Selling a mobile dwelling can move fast when your documents are airtight. The trick is to prepare what the county expects, decide how you’ll sign, and set a clean path from offer to recording. This guide walks you through the steps that save time, reduce back-and-forth, and keep closing day simple.
Why Mobile Dwelling Deals Stall
The biggest slowdowns are missing IDs, unclear ownership, or forms signed out of order. You can avoid most hiccups with a short prep sprint before listing. Many local sellers lean on experienced partners, and Yulee fast‑closing home buyers often build these steps into their process. You can plan your flow now, and you won’t scramble later.
Florida-ready Paperwork Checklist
Create a single envelope for everything the buyer and county will touch. Label each item so anyone can verify it in minutes.
- Government ID for every signer
- Proof of ownership and any lien release
- Legal description or lot information
- Bill of sale and purchase contract
- Title, HUD labels, or data plate details if applicable
- Power of attorney, if someone signs for you
- Payoff letter and wiring instructions
- Contact sheet for all parties
If you store these as PDFs, add the property address to each filename. That tiny detail helps your closer match documents without emails back and forth.
Remote Notarization – Fewer Trips, Faster Signings
If you want to sign without meeting in person, set up Remote Online Notarization before you go under contract. That means verifying your ID, testing your webcam, and confirming the platform your notary uses. A 2025 guide from Title Warehouses notes that RON lets you close on Florida property from anywhere, as long as the notary follows the state’s identity checks and recording standards. Build a 15-minute tech check into your timeline so the remote session stays smooth.
RON Tips that Keep The Session on Track
Record names exactly as they appear on IDs, and use the same email throughout the file. If a signer needs a translator or a witness, arrange that in advance. Keep scans sharp and text readable so the e-recording system accepts them on the first try.
eRecording in Nassau County – What To Expect

After everyone signs, your deed and related documents must be recorded with the county. Nassau County’s Clerk of Court runs an electronic recording system for deeds, mortgages, and other land records, which means your closing agent can submit files digitally instead of standing in line. The Clerk’s office notes that electronic recording of these documents is live, so once acceptance rules are met, the instrument number returns quickly, and you can deliver keys with confidence.

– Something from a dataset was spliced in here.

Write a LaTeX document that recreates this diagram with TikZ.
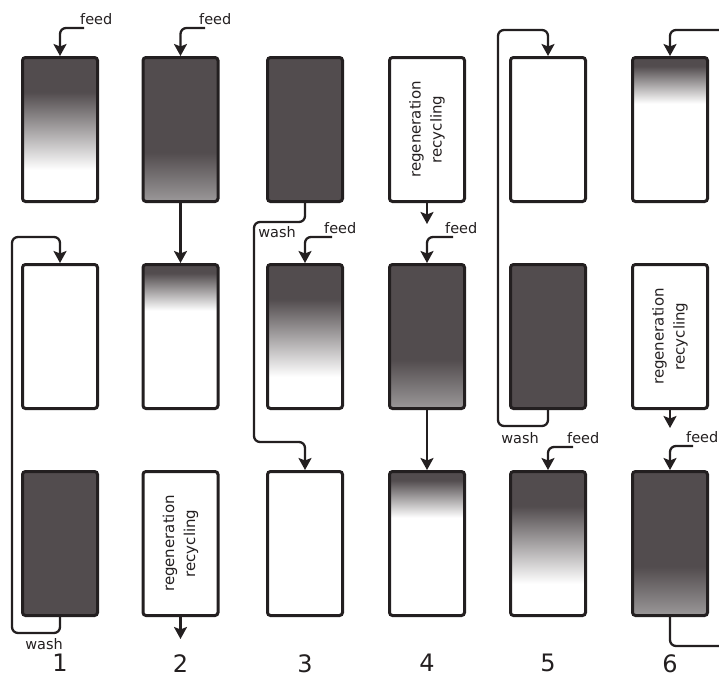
\documentclass[tikz,border=0pt]{standalone}
\usepackage{fontspec}
\setmainfont{DejaVu Sans}
\usepackage{xcolor}
\usepackage{tikz}
\usetikzlibrary{arrows.meta, positioning}
\definecolor{edgegray}{RGB}{35,31,32}
\definecolor{resin}{RGB}{82,76,78}
\definecolor{resinlow}{RGB}{155,152,153}
\pgfdeclareverticalshading{front}{100bp}{color(0bp)=(white); color(36bp)=(white); color(63bp)=(resin); color(100bp)=(resin)}
\pgfdeclareverticalshading{loaded}{100bp}{color(0bp)=(resinlow); color(25bp)=(resinlow); color(42bp)=(resin); color(100bp)=(resin)}
\pgfdeclareverticalshading{topband}{100bp}{color(0bp)=(white); color(59bp)=(white); color(72bp)=(resin); color(100bp)=(resin)}

\begin{document}
\begin{tikzpicture}[x=1pt, y=-1pt,
    col/.style={draw=edgegray, line width=3pt, rounded corners=3pt, minimum width=75pt, minimum height=144pt, inner sep=0pt},
    fullcol/.style={col, fill=resin},
    emptycol/.style={col, fill=white},
    frontcol/.style={col, shade, shading=front},
    loadedcol/.style={col, shade, shading=loaded},
    topcol/.style={col, shade, shading=topband},
    regencol/.style={col, fill=white, label={[rotate=90, align=center, text=edgegray, font=\fontsize{15}{21}\selectfont]center:regeneration\\recycling}},
    arr/.style={-{Stealth[length=12pt, width=13pt, inset=2.5pt]}, line width=2.3pt, edgegray, rounded corners=6pt},
    lbl/.style={font=\fontsize{14.5}{17}\selectfont, text=edgegray, inner sep=0pt},
    num/.style={font=\fontsize{24}{28}\selectfont, text=edgegray, inner sep=0pt}
]
\useasboundingbox (0,0) rectangle (719,680);

% first row
\node[frontcol] (a1) at (60,129.5) {};
\node[loadedcol] (a2) at (180.5,129.5) {};
\node[fullcol] (a3) at (305,129.5) {};
\node[regencol] (a4) at (427,129.5) {};
\node[emptycol] (a5) at (548,129.5) {};
\node[topcol] (a6) at (670,129.5) {};
% second row
\node[emptycol] (b1) at (60,336.5) {};
\node[topcol] (b2) at (180.5,336.5) {};
\node[frontcol] (b3) at (305,336.5) {};
\node[loadedcol] (b4) at (427,336.5) {};
\node[fullcol] (b5) at (548,336.5) {};
\node[regencol] (b6) at (670,336.5) {};
% third row
\node[fullcol] (c1) at (60,543.5) {};
\node[regencol] (c2) at (180.5,543.5) {};
\node[emptycol] (c3) at (305,543.5) {};
\node[topcol] (c4) at (427,543.5) {};
\node[frontcol] (c5) at (548,543.5) {};
\node[loadedcol] (c6) at (670,543.5) {};

% step numbers
\node[num, below=37pt of c1] (n1) {1};
\node[num, below=37pt of c2] (n2) {2};
\node[num, below=37pt of c3] (n3) {3};
\node[num, below=37pt of c4] (n4) {4};
\node[num, below=37pt of c5] (n5) {5};
\node[num, below=37pt of c6] (n6) {6};

% step 1
\coordinate (in1) at (84,28);
\node[lbl, above right=3pt and -4pt of in1] (fd1) {feed};
\draw[arr] (in1) -| (a1.north);
\coordinate (w1a) at (12,633);
\coordinate (w1b) at (12,237);
\draw[arr] (c1.south) |- (w1a) -- (w1b) -| (b1.north);
\node[lbl] (wa1) at (44,644) {wash};

% step 2
\coordinate (in2) at (205,28);
\node[lbl, above right=3pt and -6pt of in2] (fd2) {feed};
\draw[arr] (in2) -| (a2.north);
\draw[arr] (a2.south) -- (b2.north);
\coordinate (out2) at (180.5,639);
\draw[arr] (c2.south) -- (out2);

% step 3
\coordinate (w3a) at (254,222);
\coordinate (w3b) at (254,442);
\draw[arr] (a3.south) |- (w3a) -- (w3b) -| (c3.north);
\node[lbl] (wa3) at (277,232) {wash};
\coordinate (in3) at (332,237);
\node[lbl, above right=3pt and -8pt of in3] (fd3) {feed};
\draw[arr] (in3) -| (b3.north);

% step 4
\coordinate (out4) at (427,224);
\draw[arr] (a4.south) -- (out4);
\coordinate (in4) at (453,237);
\node[lbl, above right=3pt and -8pt of in4] (fd4) {feed};
\draw[arr] (in4) -| (b4.north);
\draw[arr] (b4.south) -- (c4.north);

% step 5
\coordinate (w5a) at (498,426);
\coordinate (w5b) at (498,30);
\draw[arr] (b5.south) |- (w5a) -- (w5b) -| (a5.north);
\node[lbl] (wa5) at (520,438) {wash};
\coordinate (in5) at (573,447);
\node[lbl, above right=3pt and -6pt of in5] (fd5) {feed};
\draw[arr] (in5) -| (c5.north);

% step 6
\coordinate (in6) at (719,30);
\draw[arr] (in6) -| (a6.north);
\coordinate (out6) at (670,428);
\draw[arr] (b6.south) -- (out6);
\coordinate (in6b) at (693,446);
\node[lbl, above right=3pt and -7pt of in6b] (fd6) {feed};
\draw[arr] (in6b) -| (c6.north);
\coordinate (out6b) at (719,646);
\draw[line width=2.3pt, edgegray, rounded corners=6pt] (c6.south) |- (out6b);
\end{tikzpicture}
\end{document}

Avoid common eRecording rejects
Use black text, legible fonts, and clear margins. Check that names, dates, and parcel details match across every page. If you use a power of attorney, include it in the same e-packet so the clerk can link the authority to the signature.
Title, Labels, and IDs – Get The Details Right
Whether your dwelling is titled like a vehicle, affixed as real property, or part of a land-lease setup, the identifiers must match across contracts, title, and county records. Gather serial numbers, label data, and the exact legal description early. If you recently satisfied a lien, keep the release with your packet so the buyer’s title search checks out on the first pass.
When in doubt, mirror the seller’s name across every document. Even small changes like dropping a middle initial can cause a resend at best and a rejected recording at worst. Keep the same signature style on affidavits, deeds, and closing statements.
Timeline, Fees, and Handoff Basics
Set your timeline in writing: document prep, signing date, submission to the clerk, and key exchange. If you use RON, confirm whether the notary’s platform will route your signed PDFs to the closer or if you must download and forward them. For eRecording, ask your agent when they expect the recording receipt so you can coordinate utilities and move-out.
Fees vary by county and document type, but you can plan for three buckets. First, notary and platform charges if you sign remotely. Second, recording costs for the deed and any related filings. Third, courier or e-delivery fees for payoff confirmations. Keep a small buffer so you are not chasing a $10 shortfall at the finish line.
Build your file, schedule signing, then record without delay. Remote notarization speeds the signing phase, and eRecording trims the courthouse wait. With IDs matched, titles clear, and PDFs clean, you turn a paperwork maze into a straight path to closing. When every page is ready before you list, your sale moves fast and finishes on time.